## begin RECORDS PROVIDED
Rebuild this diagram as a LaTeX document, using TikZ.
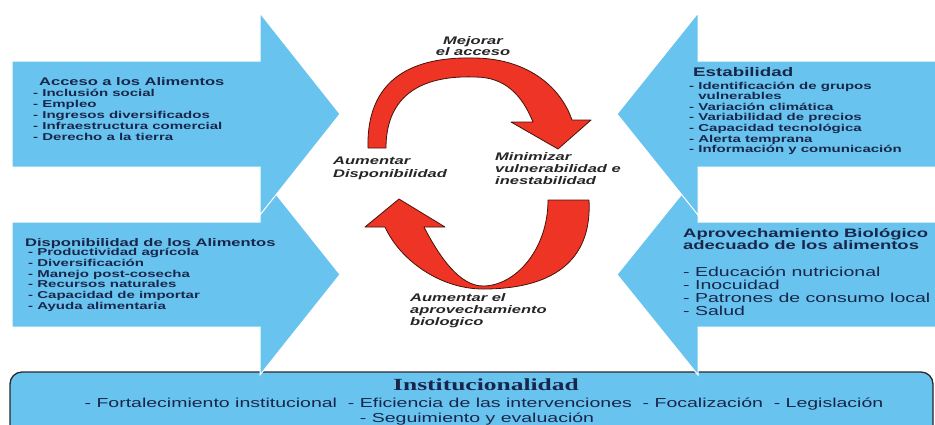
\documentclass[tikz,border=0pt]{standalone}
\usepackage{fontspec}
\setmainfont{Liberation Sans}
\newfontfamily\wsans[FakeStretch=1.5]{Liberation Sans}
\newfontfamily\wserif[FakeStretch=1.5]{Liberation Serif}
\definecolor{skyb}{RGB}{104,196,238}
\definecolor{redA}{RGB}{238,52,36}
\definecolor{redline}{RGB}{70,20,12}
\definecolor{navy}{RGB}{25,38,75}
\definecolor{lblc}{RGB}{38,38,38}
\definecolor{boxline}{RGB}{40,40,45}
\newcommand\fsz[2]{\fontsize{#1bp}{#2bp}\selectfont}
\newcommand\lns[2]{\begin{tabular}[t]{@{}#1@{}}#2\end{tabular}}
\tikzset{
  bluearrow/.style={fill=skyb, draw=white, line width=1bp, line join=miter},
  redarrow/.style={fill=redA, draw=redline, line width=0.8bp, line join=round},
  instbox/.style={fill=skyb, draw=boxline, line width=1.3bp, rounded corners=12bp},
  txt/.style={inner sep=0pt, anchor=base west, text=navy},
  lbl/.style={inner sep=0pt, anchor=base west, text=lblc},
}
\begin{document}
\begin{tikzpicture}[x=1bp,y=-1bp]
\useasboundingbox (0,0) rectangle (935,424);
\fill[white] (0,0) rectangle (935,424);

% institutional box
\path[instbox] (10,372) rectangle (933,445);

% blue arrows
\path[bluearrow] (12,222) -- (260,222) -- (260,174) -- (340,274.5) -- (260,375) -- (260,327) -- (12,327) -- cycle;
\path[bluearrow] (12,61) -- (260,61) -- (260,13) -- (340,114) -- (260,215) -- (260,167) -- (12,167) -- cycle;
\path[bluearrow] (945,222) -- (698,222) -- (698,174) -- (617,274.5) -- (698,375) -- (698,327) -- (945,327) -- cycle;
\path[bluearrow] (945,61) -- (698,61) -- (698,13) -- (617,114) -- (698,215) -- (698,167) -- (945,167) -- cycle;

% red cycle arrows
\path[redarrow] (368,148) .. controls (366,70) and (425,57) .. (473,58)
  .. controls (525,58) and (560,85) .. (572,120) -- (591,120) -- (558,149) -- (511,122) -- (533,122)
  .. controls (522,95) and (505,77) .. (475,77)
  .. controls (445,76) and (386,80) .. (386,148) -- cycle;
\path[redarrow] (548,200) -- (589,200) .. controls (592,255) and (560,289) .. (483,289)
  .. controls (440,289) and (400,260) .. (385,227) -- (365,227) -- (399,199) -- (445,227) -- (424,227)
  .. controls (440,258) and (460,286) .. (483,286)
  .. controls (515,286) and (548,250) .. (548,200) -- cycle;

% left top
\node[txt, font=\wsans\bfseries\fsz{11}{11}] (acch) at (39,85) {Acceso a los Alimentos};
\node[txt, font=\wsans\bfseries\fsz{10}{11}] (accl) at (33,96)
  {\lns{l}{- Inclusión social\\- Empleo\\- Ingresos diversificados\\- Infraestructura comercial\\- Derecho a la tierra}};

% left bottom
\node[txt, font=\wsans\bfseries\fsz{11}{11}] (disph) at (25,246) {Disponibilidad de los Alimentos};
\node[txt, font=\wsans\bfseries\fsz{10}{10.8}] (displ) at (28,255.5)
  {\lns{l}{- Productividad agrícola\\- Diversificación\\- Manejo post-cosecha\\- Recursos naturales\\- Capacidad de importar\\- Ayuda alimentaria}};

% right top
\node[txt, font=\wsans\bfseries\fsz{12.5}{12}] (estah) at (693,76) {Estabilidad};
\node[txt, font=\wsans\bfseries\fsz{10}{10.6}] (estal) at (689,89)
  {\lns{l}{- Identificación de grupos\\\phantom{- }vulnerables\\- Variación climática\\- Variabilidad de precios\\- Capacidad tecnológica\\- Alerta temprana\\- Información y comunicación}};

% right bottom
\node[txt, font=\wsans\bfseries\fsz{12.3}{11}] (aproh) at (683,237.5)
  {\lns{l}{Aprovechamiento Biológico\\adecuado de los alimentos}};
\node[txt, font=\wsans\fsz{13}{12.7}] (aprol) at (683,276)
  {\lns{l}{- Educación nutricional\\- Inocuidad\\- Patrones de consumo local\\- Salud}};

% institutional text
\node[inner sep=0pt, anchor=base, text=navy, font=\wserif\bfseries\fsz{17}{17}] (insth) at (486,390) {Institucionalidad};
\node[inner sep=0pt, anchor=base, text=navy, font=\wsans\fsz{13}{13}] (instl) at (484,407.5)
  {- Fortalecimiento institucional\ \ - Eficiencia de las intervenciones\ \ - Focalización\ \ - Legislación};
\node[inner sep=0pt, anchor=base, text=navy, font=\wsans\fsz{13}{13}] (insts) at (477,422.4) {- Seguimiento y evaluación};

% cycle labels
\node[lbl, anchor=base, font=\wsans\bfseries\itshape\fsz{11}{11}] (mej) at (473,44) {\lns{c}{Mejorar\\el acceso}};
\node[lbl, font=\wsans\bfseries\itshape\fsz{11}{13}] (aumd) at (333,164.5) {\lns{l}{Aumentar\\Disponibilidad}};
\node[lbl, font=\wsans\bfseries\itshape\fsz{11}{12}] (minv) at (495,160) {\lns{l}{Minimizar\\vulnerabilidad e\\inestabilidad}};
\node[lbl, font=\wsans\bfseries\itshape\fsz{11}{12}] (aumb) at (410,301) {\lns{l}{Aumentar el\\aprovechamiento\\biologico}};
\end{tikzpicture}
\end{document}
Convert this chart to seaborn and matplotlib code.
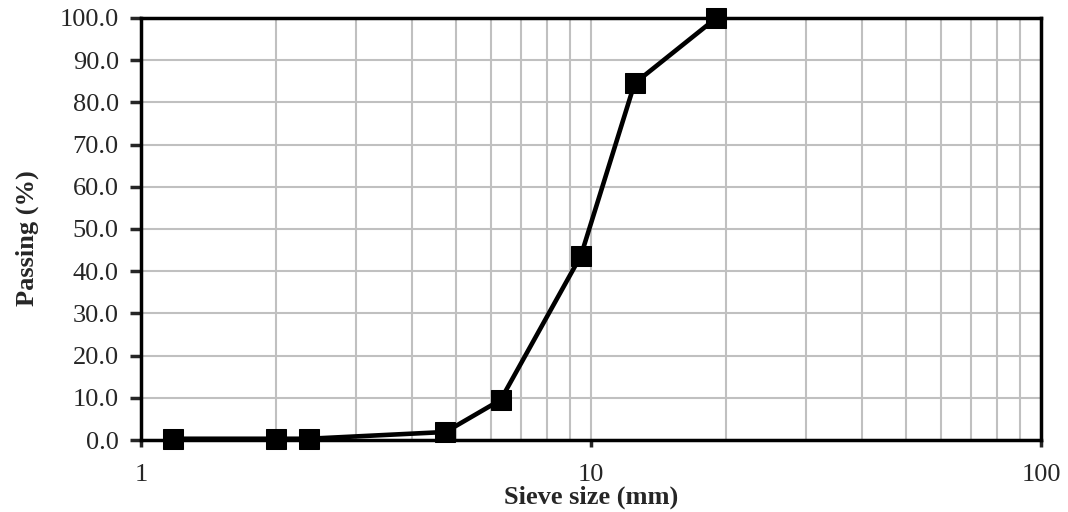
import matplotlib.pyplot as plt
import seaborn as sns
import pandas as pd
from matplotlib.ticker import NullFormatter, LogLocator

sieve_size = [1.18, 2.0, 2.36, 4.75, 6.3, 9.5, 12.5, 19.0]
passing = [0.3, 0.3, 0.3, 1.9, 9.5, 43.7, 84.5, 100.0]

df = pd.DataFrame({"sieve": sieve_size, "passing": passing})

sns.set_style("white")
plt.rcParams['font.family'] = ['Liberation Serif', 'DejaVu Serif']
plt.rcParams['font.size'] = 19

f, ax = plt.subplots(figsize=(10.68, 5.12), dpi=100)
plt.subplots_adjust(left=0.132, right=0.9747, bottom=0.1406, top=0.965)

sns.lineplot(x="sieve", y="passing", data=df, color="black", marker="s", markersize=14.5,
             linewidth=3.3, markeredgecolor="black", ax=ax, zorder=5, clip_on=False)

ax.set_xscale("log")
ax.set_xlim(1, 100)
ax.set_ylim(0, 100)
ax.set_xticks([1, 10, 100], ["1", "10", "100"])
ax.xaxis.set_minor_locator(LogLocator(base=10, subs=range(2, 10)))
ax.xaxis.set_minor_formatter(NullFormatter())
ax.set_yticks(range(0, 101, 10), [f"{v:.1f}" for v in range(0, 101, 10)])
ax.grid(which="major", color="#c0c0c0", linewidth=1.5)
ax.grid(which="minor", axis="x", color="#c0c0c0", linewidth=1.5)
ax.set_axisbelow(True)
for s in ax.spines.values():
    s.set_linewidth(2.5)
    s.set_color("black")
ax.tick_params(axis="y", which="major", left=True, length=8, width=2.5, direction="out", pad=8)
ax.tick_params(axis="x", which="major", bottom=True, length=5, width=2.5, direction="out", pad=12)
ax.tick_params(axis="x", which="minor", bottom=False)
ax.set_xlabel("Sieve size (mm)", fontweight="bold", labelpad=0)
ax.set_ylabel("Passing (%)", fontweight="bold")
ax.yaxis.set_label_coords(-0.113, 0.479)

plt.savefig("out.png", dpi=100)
## end RECORDS PROVIDED
◆ WHAT IS BEING ASKED: Set down exactly the lines above, from the line containing "Convert this chart" through the line containing "right=0.9747, bottom=0.1406, top=0.965)". Skip the pictures.

◆ SOLUTION FOR THIS TASK:
Convert this chart to seaborn and matplotlib code.
import matplotlib.pyplot as plt
import seaborn as sns
import pandas as pd
from matplotlib.ticker import NullFormatter, LogLocator

sieve_size = [1.18, 2.0, 2.36, 4.75, 6.3, 9.5, 12.5, 19.0]
passing = [0.3, 0.3, 0.3, 1.9, 9.5, 43.7, 84.5, 100.0]

df = pd.DataFrame({"sieve": sieve_size, "passing": passing})

sns.set_style("white")
plt.rcParams['font.family'] = ['Liberation Serif', 'DejaVu Serif']
plt.rcParams['font.size'] = 19

f, ax = plt.subplots(figsize=(10.68, 5.12), dpi=100)
plt.subplots_adjust(left=0.132, right=0.9747, bottom=0.1406, top=0.965)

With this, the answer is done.